Some of the most troubled kids are involved with the juvenile-justice system. But that route has also been increasingly closed off. In 2016, Kansas passed a bipartisan criminal-justice reform bill. Five years later, a report found “great progress. . . . The annual average number of youth entering the justice system fell about 24%, the average annual number of youth in custody fell about 88% and youth prison incarcerations dropped 37%.” Philadelphia, meantime, has cut the number of kids going into placements for delinquency by 80 percent.

What happened to those kids? Are they all back safe at home? Common sense tells us probably not. If other states are any example, many of these youths have entered the child-welfare system. In Arizona, a significant number of kids in the juvenile-justice system have been diverted into child welfare; this is a travesty on many fronts. Sending juvenile defendants into the foster-care system puts them into close contact with our most vulnerable populations. One former supervisor in Philadelphia reported the danger of keeping younger kids and teens together in offices. Moreover, the child-welfare system lacks any kind of rehabilitative services that juvenile delinquents are supposed to receive to prevent criminal behavior from escalating.

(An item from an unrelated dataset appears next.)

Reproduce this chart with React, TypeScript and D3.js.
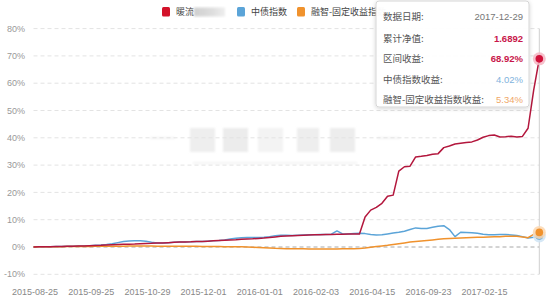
import React from "react";
import * as d3 from "d3";

const W = 554;
const H = 304;

const tickLabels = [
  "2015-08-25", "2015-09-25", "2015-10-29", "2015-12-01", "2016-01-01",
  "2016-02-03", "2016-04-15", "2016-09-23", "2017-02-15",
];
const lastDate = "2017-12-29";
const labelEvery = 10;

const yTicks = [-10, 0, 10, 20, 30, 40, 50, 60, 70, 80];

const seriesNames = ["暖流", "中债指数", "融智-固定收益指数"];
const seriesColors = ["#b3173d", "#5ba4d8", "#f0922d"];

const redValues = [
  0, 0.05, 0.1, 0.1, 0.15, 0.2, 0.25, 0.3, 0.35, 0.4,
  0.5, 0.55, 0.6, 0.7, 0.8, 0.9, 1.0, 1.05, 1.1, 1.2,
  1.3, 1.35, 1.45, 1.5, 1.6, 1.7, 1.8, 1.85, 1.9, 2.0,
  2.05, 2.15, 2.25, 2.35, 2.45, 2.55, 2.65, 2.8, 2.9, 3.0,
  3.15, 3.3, 3.5, 3.7, 3.9, 4.0, 4.1, 4.2, 4.3, 4.4,
  4.45, 4.5, 4.55, 4.6, 4.7, 4.7, 4.75, 4.8, 4.8, 11.0,
  13.5, 14.5, 16.0, 18.6, 19.0, 27.8, 29.4, 29.6, 33.0, 33.2,
  33.5, 34.0, 34.2, 36.4, 37.0, 37.7, 38.0, 38.3, 38.5, 39.2,
  40.2, 40.8, 41.0, 40.3, 40.4, 40.6, 40.3, 40.5, 43.5, 57.5, 68.92,
];

const blueValues = [
  0, 0.05, 0.1, 0.1, 0.15, 0.2, 0.25, 0.3, 0.35, 0.4,
  0.5, 0.6, 0.7, 0.9, 1.2, 1.6, 2.0, 2.2, 2.3, 2.3,
  2.1, 1.7, 1.5, 1.5, 1.6, 1.7, 1.8, 1.85, 1.9, 2.0,
  2.05, 2.15, 2.25, 2.4, 2.6, 2.9, 3.2, 3.4, 3.5, 3.5,
  3.5, 3.6, 3.8, 4.1, 4.3, 4.3, 4.2, 4.3, 4.4, 4.5,
  4.5, 4.55, 4.6, 4.7, 5.9, 4.8, 4.8, 4.9, 5.0, 4.9,
  4.6, 4.4, 4.5, 4.8, 5.1, 5.4, 5.8, 6.4, 7.0, 6.8,
  6.8, 7.2, 7.6, 7.8, 6.4, 3.8, 5.4, 5.3, 5.2, 5.0,
  4.7, 4.5, 4.5, 4.6, 4.6, 4.4, 4.2, 3.8, 3.3, 3.6, 4.02,
];

const orangeValues = [
  0, 0.05, 0.05, 0.1, 0.1, 0.1, 0.15, 0.15, 0.2, 0.2,
  0.2, 0.25, 0.25, 0.3, 0.3, 0.3, 0.3, 0.35, 0.35, 0.35,
  0.35, 0.35, 0.3, 0.3, 0.3, 0.3, 0.3, 0.25, 0.25, 0.25,
  0.2, 0.2, 0.2, 0.15, 0.1, 0.1, 0.1, 0.05, 0.0, -0.1,
  -0.2, -0.3, -0.4, -0.5, -0.55, -0.6, -0.6, -0.65, -0.65, -0.7,
  -0.7, -0.7, -0.7, -0.7, -0.7, -0.65, -0.6, -0.6, -0.55, -0.4,
  -0.1, 0.2, 0.4, 0.6, 0.9, 1.2, 1.5, 1.8, 2.0, 2.2,
  2.4, 2.6, 2.8, 3.0, 3.1, 3.2, 3.3, 3.4, 3.5, 3.6,
  3.6, 3.7, 3.8, 3.8, 3.9, 3.9, 3.9, 3.7, 3.4, 4.6, 5.34,
];

const tooltipLabels = ["数据日期:", "累计净值:", "区间收益:", "中债指数收益:", "融智-固定收益指数收益:"];
const tooltipValues = [lastDate, "1.6892", "68.92%", "4.02%", "5.34%"];
const tooltipColors = ["#777", "#c8174a", "#c8174a", "#7fb3dd", "#f0a868"];

const FONT = "'Noto Sans CJK SC', 'Liberation Sans', sans-serif";

export default function App() {
  const n = redValues.length;
  const left = 33.5;
  const right = 539.3;
  const x = d3.scaleLinear().domain([0, n - 1]).range([left, right]);
  const y = d3.scaleLinear().domain([-10, 80]).range([274.3, 28.6]);

  const line = d3
    .line<number>()
    .x((_, i) => x(i))
    .y((d) => y(d));

  const seriesList = [blueValues, orangeValues, redValues];
  const colorList = [seriesColors[1], seriesColors[2], seriesColors[0]];

  const tickIdx = tickLabels.map((_, i) => i * labelEvery);

  const legendX = [162, 237, 297];

  return (
    <svg
      width={W}
      height={H}
      style={{ position: "absolute", left: 0, top: 0, background: "#fff" }}
      fontFamily={FONT}
    >
      <defs>
        <filter id="shadow" x="-20%" y="-20%" width="140%" height="140%">
          <feDropShadow dx="0" dy="1" stdDeviation="2" floodColor="#000" floodOpacity="0.18" />
        </filter>
        <filter id="blur2">
          <feGaussianBlur stdDeviation="1.2" />
        </filter>
        <linearGradient id="legBlur" x1="0" x2="1">
          <stop offset="0" stopColor="#cfcfcf" />
          <stop offset="0.6" stopColor="#dedede" />
          <stop offset="1" stopColor="#eeeeee" />
        </linearGradient>
      </defs>
      <rect width={W} height={H} fill="#fff" />

      {/* watermark */}
      <g filter="url(#blur2)">
        {[
          [190, 25, "#eeeeee"],
          [223, 25, "#ececec"],
          [258, 25, "#f3f3f3"],
          [297, 22, "#eeeeee"],
          [330, 25, "#ededed"],
        ].map(([bx, bw, c], i) => (
          <rect key={i} x={bx as number} y={128} width={bw as number} height={24} fill={c as string} />
        ))}
        <line x1={150} x2={175} y1={138} y2={138} stroke="#efefef" strokeWidth={1.5} />
        <line x1={377} x2={400} y1={138} y2={138} stroke="#efefef" strokeWidth={1.5} />
        <line x1={193} x2={357} y1={163} y2={163} stroke="#f3f3f3" strokeWidth={2} />
      </g>

      {/* grid */}
      {yTicks.map((t) => (
        <g key={t}>
          <line
            x1={left}
            x2={right}
            y1={y(t)}
            y2={y(t)}
            stroke={t === 0 ? "#a8a8a8" : "#e3e3e3"}
            strokeWidth={1}
            strokeDasharray="4,3"
          />
          <text
            x={25}
            y={y(t)}
            dy="0.35em"
            textAnchor="end"
            fontSize={9}
            fill="#999"
            fontFamily="'Liberation Sans', sans-serif"
          >
            {t}%
          </text>
        </g>
      ))}

      {/* x labels */}
      {tickIdx.map((ti, k) => (
        <text
          key={ti}
          x={x(ti) + 1.5}
          y={292}
          dy="0.35em"
          textAnchor="middle"
          fontSize={9}
          fill="#888"
          fontFamily="'Liberation Sans', sans-serif"
        >
          {tickLabels[k]}
        </text>
      ))}

      {/* crosshair */}
      <line x1={x(n - 1)} x2={x(n - 1)} y1={y(80)} y2={y(-10)} stroke="#cfcfcf" strokeWidth={1} />

      {/* lines */}
      {seriesList.map((s, i) => (
        <path
          key={i}
          d={line(s) || ""}
          fill="none"
          stroke={colorList[i]}
          strokeWidth={1.5}
          strokeLinejoin="round"
        />
      ))}

      {/* end markers */}
      {[
        [blueValues, seriesColors[1], "#cfe4f5"],
        [redValues, "#d0123a", "#f4b6c3"],
        [orangeValues, seriesColors[2], "#fbd7b0"],
      ].map(([s, c, halo], i) => {
        const arr = s as number[];
        const cx = x(arr.length - 1);
        const cy = y(arr[arr.length - 1]);
        return (
          <g key={i}>
            <circle cx={cx} cy={cy} r={6.5} fill={halo as string} opacity={0.85} />
            <circle cx={cx} cy={cy} r={3.8} fill={c as string} />
          </g>
        );
      })}

      {/* legend */}
      {seriesNames.map((name, i) => (
        <g key={name}>
          <rect x={legendX[i]} y={7} width={8} height={9.5} rx={1.5} fill={i === 0 ? "#d3122a" : seriesColors[i]} />
          <text x={legendX[i] + 14} y={12} dy="0.35em" fontSize={9} fill="#444">
            {name}
          </text>
        </g>
      ))}
      <rect x={194} y={7.5} width={31} height={9} fill="url(#legBlur)" filter="url(#blur2)" />

      {/* tooltip */}
      <g>
        <rect
          x={376}
          y={1}
          width={153}
          height={106}
          rx={3}
          fill="#fff"
          fillOpacity={0.97}
          stroke="#d6d6d6"
          filter="url(#shadow)"
        />
        {tooltipLabels.map((lab, i) => {
          const cy = [16.7, 38.3, 59, 80, 100][i];
          return (
            <g key={lab}>
              <text x={383} y={cy} dy="0.35em" fontSize={9.5} fill="#555">
                {lab}
              </text>
              <text
                x={523}
                y={cy}
                dy="0.35em"
                textAnchor="end"
                fontSize={9.5}
                fill={tooltipColors[i]}
                fontWeight={i === 1 || i === 2 ? "bold" : "normal"}
                fontFamily="'Liberation Sans', sans-serif"
              >
                {tooltipValues[i]}
              </text>
            </g>
          );
        })}
      </g>
    </svg>
  );
}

So what should conservatives who care about the child-welfare system do? For starters, they should oppose criminal-justice reforms that keep kids out of juvenile detention. In addition to being a danger to the public, these young people will become a danger to foster children while standing little chance of rehabilitation. Closing congregate-care facilities is another big problem. Though it’s not popular to champion such institutions, many do yeoman work in helping kids achieve the stability they need to return home or get adopted. No doubt, some kids in foster care could safely return to their families—but the thousands of young people across the country sleeping in child-welfare offices are not among them. We do them no favors by pretending otherwise.